Die an der Ostfront erlittenen Gesundheitsschäden - Gelbsucht, Erfrierungen an den Füßen, die Amputation seines linken Mittelfingers und heftige Fieberanfälle - machen es Borchert unmöglich, nach Kriegsende wieder auf der Bühne zu stehen. Also verlegt er sich auf die Schriftstellerei, um überhaupt seine Eindrücke verarbeiten zu können. «Unter dieser Todesbedrohung ist eine Ernsthaftigkeit entstanden, die so nicht angelegt war», schildert Literaturwissenschaftler Winter. «Borchert war ein lebensfroher Mensch. Er verliebte sich schnell und hat eine Menge Frauengeschichten gehabt. Er hörte nie auf, Pläne zu machen.»

Der Autor, der zunächst vor allem Kabaretttexte und sogar eine Art Musical verfasst hat, schafft auf dem Krankenlager in kurzer Zeit ein Lyrik- und Prosawerk. Es sind realistische Schilderungen von Liebe und Überleben in einem von Hunger, Chaos und Kälte geplagten Leben. Die klare Sprache und die schönen Bilder fesseln bis heute auch Jugendliche. «Wer weiß? Wenn er heute noch lebte und über 80 wäre, würde er vielleicht ganz anders schreiben», meint Winter. Doch ähnlich wie der US-Schauspieler James Dean sei Borchert eben als gut aussehender junger Mann gestorben und in Erinnerung geblieben.

Teil dieses Mythos' um den Nachkriegs-Literaten ist die Aussage, dass er «Draußen vor der Tür» in nur acht Tagen schrieb.
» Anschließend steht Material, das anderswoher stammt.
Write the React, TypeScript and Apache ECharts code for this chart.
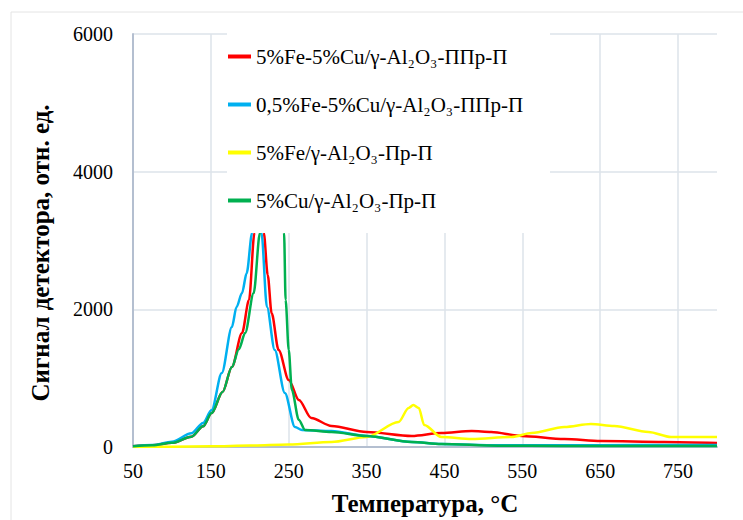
import React, { useEffect, useRef } from "react";
import * as echarts from "echarts";

const seriesNames = [
  "5%Fe-5%Cu/γ-Al₂O₃-ППр-П",
  "0,5%Fe-5%Cu/γ-Al₂O₃-ППр-П",
  "5%Fe/γ-Al₂O₃-Пр-П",
  "5%Cu/γ-Al₂O₃-Пр-П",
];
const seriesColors = ["#ff0000", "#00b0f0", "#ffff00", "#00b050"];

const redT = [50, 75, 100, 125, 140, 151, 165, 177, 190, 199, 206, 212, 218, 223, 228, 237, 250, 263, 279, 305, 350, 408, 446, 485, 510, 549, 604, 651, 732, 800];
const redV = [10, 25, 60, 150, 300, 494, 800, 1162, 1656, 2136, 3110, 3900, 3110, 2500, 1947, 1409, 973, 683, 421, 305, 218, 160, 203, 232, 218, 160, 116, 87, 73, 58];

const blueT = [50, 75, 100, 125, 140, 151, 164, 177, 183, 190, 196, 203, 209, 215, 222, 232, 245, 258, 267, 305, 350, 408, 446, 519, 600, 700, 800];
const blueV = [10, 30, 75, 200, 350, 537, 1075, 1744, 2034, 2237, 2528, 3110, 3900, 3110, 2034, 1409, 785, 290, 247, 232, 160, 73, 44, 25, 25, 28, 30];

const yellowT = [50, 100, 150, 200, 250, 305, 350, 391, 404, 410, 417, 424, 446, 485, 536, 562, 604, 638, 668, 712, 741, 800];
const yellowV = [0, 5, 10, 20, 35, 73, 145, 363, 567, 610, 567, 320, 145, 116, 145, 203, 290, 334, 305, 218, 145, 145];

const greenT = [50, 75, 100, 125, 140, 151, 165, 177, 186, 194, 205, 213, 222, 232, 240, 244, 246, 250, 254, 263, 271, 305, 350, 408, 446, 519, 600, 700, 800];
const greenV = [10, 25, 60, 150, 300, 494, 800, 1162, 1420, 1656, 2237, 3110, 4000, 4400, 4000, 3110, 2136, 1409, 828, 392, 247, 218, 160, 73, 44, 18, 15, 15, 15];

const xTickLabels = ["50", "150", "250", "350", "450", "550", "650", "750"];
const xMin = 50;
const xMax = 800;
const yMax = 6000;
const yStep = 2000;

const FONT = "Times New Roman";

function pairs(t: number[], v: number[]) {
  return t.map((x, i) => [x - xMin, v[i]]);
}

export default function App() {
  const ref = useRef<HTMLDivElement>(null);
  useEffect(() => {
    if (!ref.current) return;
    document.body.style.margin = "0";
    const chart = echarts.init(ref.current, null, { renderer: "svg" });
    const allData = [
      pairs(redT, redV),
      pairs(blueT, blueV),
      pairs(yellowT, yellowV),
      pairs(greenT, greenV),
    ];
    chart.setOption({
      animation: false,
      textStyle: { fontFamily: FONT },
      grid: { left: 133, top: 34, right: 26, bottom: 73 },
      xAxis: {
        type: "value",
        min: 0,
        max: xMax - xMin,
        interval: 100,
        axisLine: { show: true, lineStyle: { color: "#b4bfd0", width: 2 } },
        axisTick: { show: false },
        splitLine: { show: true, showMaxLine: false, lineStyle: { color: "#dde3ea", width: 1.5 } },
        axisLabel: {
          margin: 14,
          fontFamily: FONT,
          fontSize: 20,
          color: "#000",
          formatter: (v: number) => {
            const idx = Math.round(v / 100);
            return v % 100 === 0 && idx < xTickLabels.length ? xTickLabels[idx] : "";
          },
        },
      },
      yAxis: {
        type: "value",
        min: 0,
        max: yMax,
        interval: yStep,
        axisLine: { show: true, lineStyle: { color: "#b4bfd0", width: 2 } },
        axisTick: { show: false },
        splitLine: { show: true, lineStyle: { color: "#dde3ea", width: 1.5 } },
        axisLabel: {
          margin: 20,
          fontFamily: FONT,
          fontSize: 20,
          color: "#000",
          formatter: (v: number) => String(v),
        },
      },
      legend: {
        orient: "vertical",
        left: 228,
        top: 46,
        padding: 0,
        z: 20,
        icon: "rect",
        itemWidth: 23,
        itemHeight: 4,
        itemGap: 27,
        data: seriesNames,
        textStyle: { fontFamily: FONT, fontSize: 21, color: "#000" },
      },
      graphic: [
        {
          type: "rect",
          z: 10,
          silent: true,
          shape: { x: 227, y: 31, width: 323, height: 202 },
          style: { fill: "#ffffff" },
        },
        {
          type: "rect",
          z: 0,
          silent: true,
          shape: { x: 11, y: 12, width: 740, height: 520 },
          style: { fill: "none", stroke: "#e4e4e4", lineWidth: 1 },
        },
        {
          type: "text",
          x: 40,
          y: 253,
          rotation: Math.PI / 2,
          style: {
            text: "Сигнал детектора, отн. ед.",
            fontFamily: FONT,
            fontSize: 25,
            fontWeight: "bold",
            fill: "#000",
            align: "center",
            verticalAlign: "middle",
          },
        },
        {
          type: "text",
          x: 425,
          y: 503,
          style: {
            text: "Температура, °C",
            fontFamily: FONT,
            fontSize: 25,
            fontWeight: "bold",
            fill: "#000",
            align: "center",
            verticalAlign: "middle",
          },
        },
      ],
      series: allData.map((d, i) => ({
        type: "line",
        name: seriesNames[i],
        data: d,
        showSymbol: false,
        smooth: 0.3,
        smoothMonotone: "x",
        color: seriesColors[i],
        lineStyle: { color: seriesColors[i], width: 2.5 },
        z: 2,
      })),
    });
    return () => chart.dispose();
  }, []);
  return (
    <div style={{ fontFamily: FONT }}>
      <div ref={ref} style={{ width: 743, height: 520 }} />
    </div>
  );
}
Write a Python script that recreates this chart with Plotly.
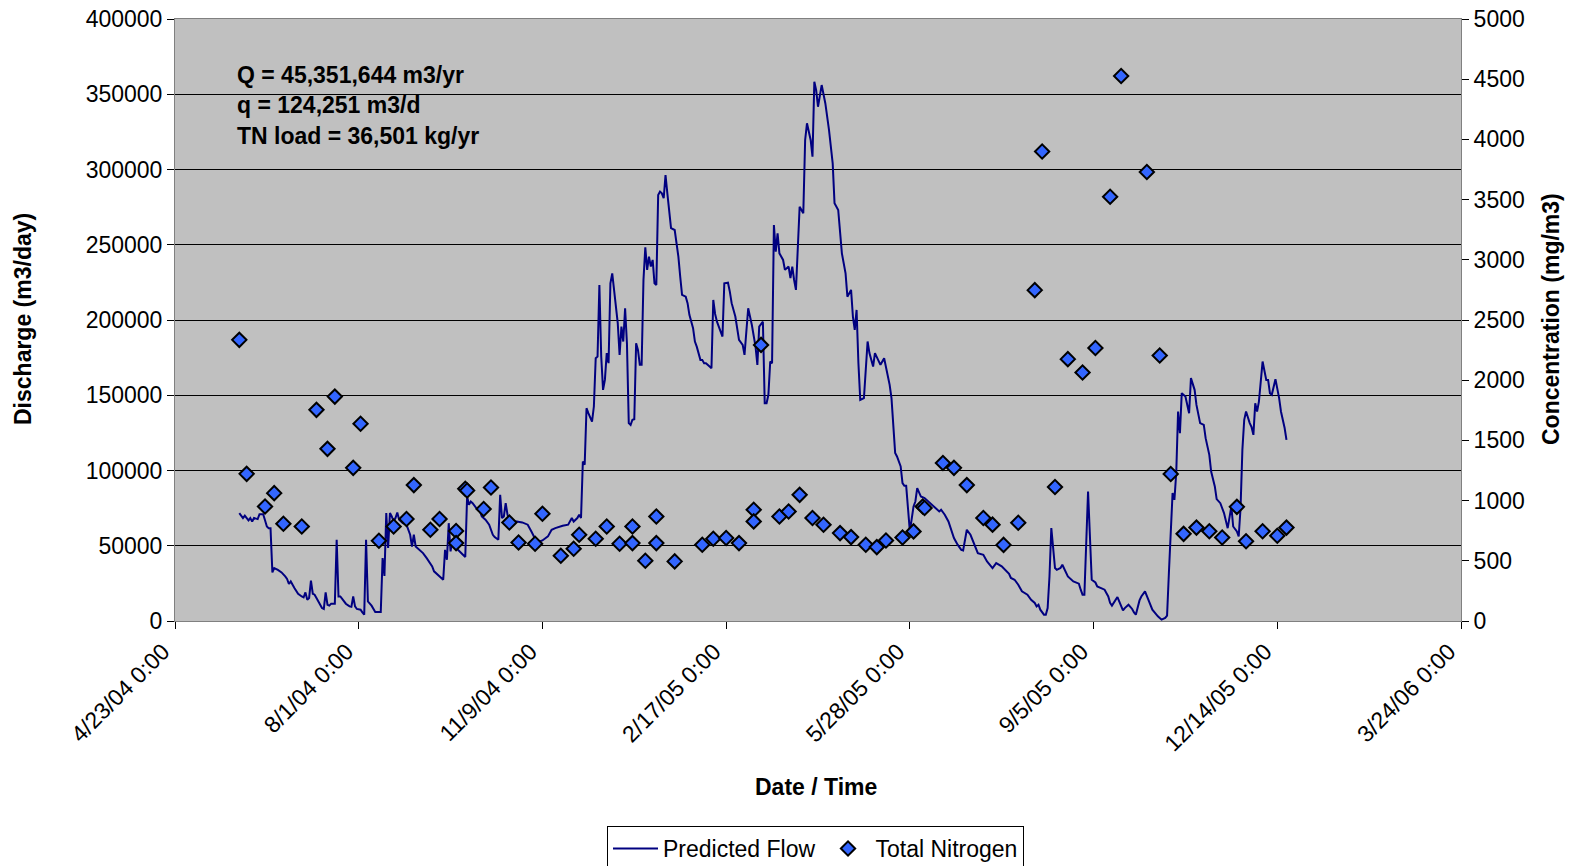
import pandas as pd
import plotly.graph_objects as go

# Dates are Excel serial day numbers (38100 = 4/23/04)
flow_serial = [
    38135, 38137, 38138, 38140, 38141, 38142, 38143, 38145, 38146, 38148, 38149, 38150, 38151, 38152,
    38153, 38154, 38156, 38158, 38160, 38161, 38162, 38163, 38165, 38167, 38169, 38170, 38171, 38172,
    38173, 38174, 38175, 38176, 38177, 38179, 38180, 38181, 38182, 38183, 38184, 38185, 38187, 38188,
    38189, 38190, 38191, 38193, 38195, 38196, 38197, 38198, 38199, 38201, 38202, 38203, 38204, 38205,
    38207, 38208, 38209, 38212, 38213, 38214, 38215, 38216, 38217, 38218, 38219, 38220, 38221, 38222,
    38224, 38226, 38228, 38229, 38230, 38231, 38233, 38235, 38237, 38238, 38240, 38241, 38243, 38245,
    38246, 38247, 38248, 38249, 38250, 38251, 38252, 38254, 38256, 38258, 38259, 38260, 38261, 38262,
    38264, 38266, 38267, 38269, 38271, 38273, 38274, 38276, 38277, 38278, 38279, 38280, 38281, 38282,
    38284, 38286, 38289, 38292, 38294, 38296, 38297, 38300, 38303, 38305, 38307, 38311, 38314, 38316,
    38317, 38319, 38320, 38321, 38322, 38323, 38324, 38325, 38327, 38328, 38329, 38330, 38331, 38332,
    38333, 38334, 38335, 38336, 38337, 38338, 38340, 38341, 38342, 38343, 38344, 38345, 38346, 38347,
    38348, 38349, 38350, 38351, 38352, 38353, 38354, 38355, 38356, 38357, 38358, 38359, 38360, 38361,
    38362, 38363, 38364, 38365, 38366, 38367, 38368, 38369, 38370, 38372, 38373, 38374, 38375, 38376,
    38378, 38379, 38380, 38382, 38383, 38384, 38386, 38387, 38388, 38389, 38391, 38392, 38393, 38394,
    38395, 38396, 38398, 38399, 38401, 38402, 38403, 38405, 38407, 38409, 38410, 38412, 38414, 38416,
    38417, 38418, 38420, 38421, 38422, 38423, 38424, 38425, 38426, 38427, 38428, 38429, 38431, 38432,
    38434, 38435, 38436, 38437, 38438, 38440, 38442, 38443, 38443, 38444, 38446, 38447, 38448, 38449,
    38450, 38452, 38454, 38456, 38458, 38459, 38461, 38463, 38465, 38466, 38468, 38469, 38470, 38471,
    38472, 38473, 38475, 38477, 38478, 38480, 38481, 38484, 38486, 38488, 38489, 38490, 38492, 38493,
    38495, 38496, 38497, 38498, 38500, 38502, 38503, 38504, 38506, 38508, 38510, 38512, 38514, 38516,
    38517, 38519, 38521, 38523, 38524, 38526, 38528, 38529, 38531, 38533, 38536, 38537, 38540, 38541,
    38542, 38545, 38547, 38550, 38552, 38554, 38555, 38557, 38559, 38561, 38564, 38566, 38568, 38569,
    38570, 38571, 38573, 38574, 38575, 38576, 38577, 38579, 38580, 38582, 38583, 38586, 38589, 38592,
    38593, 38594, 38595, 38597, 38599, 38601, 38602, 38604, 38606, 38608, 38609, 38610, 38611, 38613,
    38616, 38617, 38619, 38621, 38622, 38623, 38625, 38626, 38628, 38630, 38632, 38635, 38637, 38639,
    38640, 38641, 38642, 38643, 38644, 38645, 38646, 38647, 38648, 38649, 38650, 38652, 38653, 38655,
    38656, 38658, 38660, 38661, 38663, 38664, 38666, 38667, 38669, 38671, 38672, 38673, 38675, 38676,
    38678, 38679, 38680, 38681, 38682, 38683, 38685, 38686, 38687, 38688, 38689, 38690, 38692, 38693,
    38694, 38695, 38696, 38697, 38699, 38701, 38702, 38704, 38705,
]
flow_m3d = [
    71700, 68400, 70000, 66800, 68400, 66000, 68400, 67700, 71000, 71000, 67000, 62800, 61700, 61700,
    32300, 35200, 34000, 32300, 29600, 27900, 24600, 26300, 21900, 18100, 16300, 15700, 19000, 14100,
    15300, 26800, 18100, 17500, 15300, 10800, 8600, 8000, 19000, 10800, 10200, 11500, 11500, 54000,
    16300, 16300, 14600, 11500, 9700, 9400, 16300, 9700, 8000, 7500, 5700, 4200, 54000, 13000,
    10200, 8000, 6000, 6000, 41800, 30000, 71700, 48500, 71700, 69500, 66100, 68400, 72100, 67300,
    65000, 64000, 57300, 49500, 57300, 49500, 47300, 45100, 41800, 40000, 36300, 33000, 30700, 28600,
    27400, 47300, 40700, 65000, 46200, 54000, 49500, 47300, 45100, 42500, 82700, 77200, 79400, 78300,
    75000, 72800, 69500, 67300, 64000, 57300, 55800, 54000, 83900, 68400, 69500, 78300, 70600, 67300,
    66100, 66100, 65500, 64000, 59500, 54000, 52200, 53500, 56200, 60600, 61700, 63300, 64000, 68400,
    66100, 68400, 70600, 68400, 106000, 103800, 141400, 138100, 132500, 142500, 174600, 175700, 223300, 175700,
    153600, 160200, 178000, 171300, 224400, 231000, 208900, 197900, 176800, 195600, 185700, 207800, 184600, 131500,
    130300, 133700, 134100, 184600, 180100, 170200, 170200, 226600, 248300, 233300, 242100, 235500, 239900, 224400,
    223300, 283100, 285300, 284200, 280900, 296300, 284200, 270900, 261000, 259800, 251000, 242100, 228800, 216700,
    215500, 211200, 203400, 194600, 185700, 182300, 173500, 173500, 171300, 171300, 169100, 168000, 213300, 204000,
    198900, 195600, 189000, 224400, 224800, 218900, 211200, 202300, 186800, 183500, 176800, 207800, 196700, 182300,
    170200, 195600, 198900, 144700, 144700, 150300, 172400, 171300, 263100, 245400, 257600, 244300, 239900, 233300,
    235500, 227800, 235500, 226600, 220000, 275300, 270900, 319600, 319600, 330700, 319600, 308500, 358300, 352800,
    341700, 356100, 343900, 326200, 304100, 277600, 273100, 244300, 231000, 215500, 220000, 202300, 193400, 206700,
    171300, 146900, 148100, 185700, 178000, 169100, 178000, 170200, 174600, 162400, 156900, 148100, 111600, 109300,
    102700, 91600, 89800, 89800, 59500, 76100, 79400, 88300, 82700, 81700, 79400, 77200, 75000, 72800,
    73900, 70600, 66100, 59500, 55100, 50700, 47300, 46900, 60600, 57300, 47300, 45100, 44000, 41800,
    39600, 35200, 38500, 36300, 34000, 31400, 28600, 27400, 24100, 19700, 17500, 14100, 12000, 9700,
    10800, 7500, 4200, 4200, 8600, 29600, 61800, 35200, 34000, 35200, 37400, 29600, 26300, 24800,
    20800, 17500, 17500, 86100, 27400, 25600, 23000, 21900, 20800, 16300, 12000, 10200, 12000, 15900,
    7000, 8600, 10800, 8000, 5700, 4200, 13700, 16300, 19700, 13000, 7500, 3100, 900, 2000,
    3500, 31900, 62800, 85000, 80500, 98300, 139200, 124800, 151400, 150300, 149100, 138100, 161400, 153600,
    143600, 131500, 130300, 121500, 110400, 99300, 89400, 81000, 78300, 71700, 66100, 61700, 76100, 62800,
    59500, 56200, 75000, 113700, 133700, 139200, 131500, 128800, 123700, 144700, 139200, 145800, 172400, 165700,
    160200, 160200, 151400, 150300, 160700, 148100, 139200, 128200, 120400, 118200, 115900,
]

tn_serial = [
    38135, 38139, 38149, 38154, 38159, 38169, 38177, 38183, 38187, 38197, 38201, 38211, 38219, 38226,
    38230, 38239, 38244, 38253, 38253, 38258, 38259, 38268, 38272, 38282, 38287, 38296, 38300, 38310,
    38317, 38320, 38329, 38335, 38342, 38349, 38349, 38356, 38362, 38362, 38372, 38387, 38393, 38400,
    38407, 38415, 38415, 38419, 38429, 38434, 38440, 38447, 38453, 38462, 38468, 38476, 38482, 38487,
    38496, 38502, 38507, 38508, 38518, 38524, 38531, 38540, 38545, 38551, 38559, 38568, 38572, 38579,
    38586, 38594, 38601, 38609, 38615, 38629, 38636, 38642, 38649, 38656, 38663, 38670, 38678, 38683,
    38692, 38700, 38705,
]
tn_mgm3 = [
    2335, 1222, 951, 1062, 808, 785, 1754, 1430, 1864, 1272, 1638, 666, 785, 847,
    1129, 758, 847, 747, 647, 1098, 1084, 930, 1109, 818, 652, 642, 891, 542,
    600, 716, 683, 785, 642, 785, 647, 500, 868, 647, 495, 633, 683, 689,
    647, 924, 827, 2293, 868, 910, 1048, 855, 799, 730, 697, 633, 614, 669,
    694, 744, 951, 938, 1312, 1272, 1129, 856, 800, 632, 816, 2748, 3899, 1113,
    2175, 2064, 2267, 3524, 4527, 3729, 2205, 1221, 724, 776, 745, 693, 948, 662,
    745, 708, 776,
]

x_tick_serial = [38100, 38200, 38300, 38400, 38500, 38600, 38700, 38800]
x_tick_labels = ["4/23/04 0:00", "8/1/04 0:00", "11/9/04 0:00", "2/17/05 0:00",
                 "5/28/05 0:00", "9/5/05 0:00", "12/14/05 0:00", "3/24/06 0:00"]

stats_lines = ["Q = 45,351,644 m3/yr", "q = 124,251 m3/d", "TN load = 36,501 kg/yr"]


def to_date(serial):
    return pd.to_datetime(pd.Series(serial), unit="D", origin="1899-12-30")


flow_dates = to_date(flow_serial)
tn_dates = to_date(tn_serial)
tick_dates = to_date(x_tick_serial)

FONT = "Arial, Liberation Sans, sans-serif"
FS = 23

# page has an 8px body margin: figure is sized/offset so the plot sits where the reference has it
W, H = 1566, 858
ML, MR, MT, MB = 167, 113, 11, 245
PW = W - ML - MR
PH = H - MT - MB


def px_x(page_x):
    return (page_x - 8 - ML) / PW


def px_y(page_y):
    return (H - MB - (page_y - 8)) / PH


fig = go.Figure()
fig.add_trace(go.Scatter(
    x=flow_dates, y=flow_m3d, mode="lines", name="Predicted Flow",
    line=dict(color="#000080", width=2),
))
fig.add_trace(go.Scatter(
    x=tn_dates, y=tn_mgm3, mode="markers", name="Total Nitrogen", yaxis="y2",
    marker=dict(symbol="diamond", size=11, color="#3366FF",
                line=dict(color="#000000", width=2)),
))

fig.update_layout(
    width=W, height=H,
    margin=dict(l=ML, r=MR, t=MT, b=MB, autoexpand=False),
    paper_bgcolor="white", plot_bgcolor="#C0C0C0",
    font=dict(family=FONT, size=FS, color="black"),
    showlegend=True,
    legend=dict(orientation="h", x=px_x(815.5), xanchor="center",
                yref="container", y=(H - (826 - 8)) / H, yanchor="top",
                bordercolor="black", borderwidth=1, bgcolor="white",
                font=dict(size=FS), itemwidth=45),
    xaxis=dict(
        type="date", range=[tick_dates.iloc[0], tick_dates.iloc[-1]],
        tickvals=list(tick_dates), ticktext=x_tick_labels, tickangle=-45,
        showgrid=False, zeroline=False, showline=True, linecolor="#808080",
        linewidth=1, mirror=True, ticks="outside", ticklen=7, tickcolor="black",
        tickfont=dict(size=FS), automargin=False, ticklabeloverflow="allow",
        ticklabelshift=-12,
    ),
    yaxis=dict(
        range=[0, 400000], dtick=50000, tickformat="d",
        showgrid=True, gridcolor="black", gridwidth=1, zeroline=False,
        showline=True, linecolor="#808080", linewidth=1, mirror=True,
        ticks="outside", ticklen=7, tickcolor="black", tickfont=dict(size=FS),
        automargin=False, ticklabeloverflow="allow",
    ),
    yaxis2=dict(
        range=[0, 5000], dtick=500, tickformat="d", overlaying="y", side="right",
        showgrid=False, zeroline=False, showline=True, linecolor="#808080",
        ticks="outside", ticklen=7, tickcolor="black", tickfont=dict(size=FS),
        automargin=False, ticklabeloverflow="allow",
    ),
)

ann = []
ys = [75, 105, 136]
for txt, yy in zip(stats_lines, ys):
    ann.append(dict(text="<b>%s</b>" % txt, x=px_x(235), y=px_y(yy), xref="paper", yref="paper",
                    xanchor="left", yanchor="middle", showarrow=False, font=dict(size=FS)))
ann.append(dict(text="<b>Discharge (m3/day)</b>", x=px_x(23), y=px_y(319), xref="paper", yref="paper",
                textangle=-90, showarrow=False, xanchor="center", yanchor="middle", font=dict(size=FS)))
ann.append(dict(text="<b>Concentration (mg/m3)</b>", x=px_x(1551), y=px_y(319), xref="paper", yref="paper",
                textangle=-90, showarrow=False, xanchor="center", yanchor="middle", font=dict(size=FS)))
ann.append(dict(text="<b>Date / Time</b>", x=px_x(816), y=px_y(787), xref="paper", yref="paper",
                showarrow=False, xanchor="center", yanchor="middle", font=dict(size=FS)))
fig.update_layout(annotations=ann)

fig.write_html("out.html")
Literatur-Wissenschaftler zweifeln daran. Bleiben aber noch die tragischen Vorfälle rund um sein wichtigstes Bühnenstück: Der schon schwer kranke Borchert konnte wegen eines Stromausfalls die Urausstrahlung der Hörspielfassung von «Draußen vor der Tür» nicht verfolgen. Und nur einen Tag vor der Bühnen-Premiere in den Hamburger Kammerspielen starb der junge Mann - weit weg in einem Krankenbett in der Schweiz.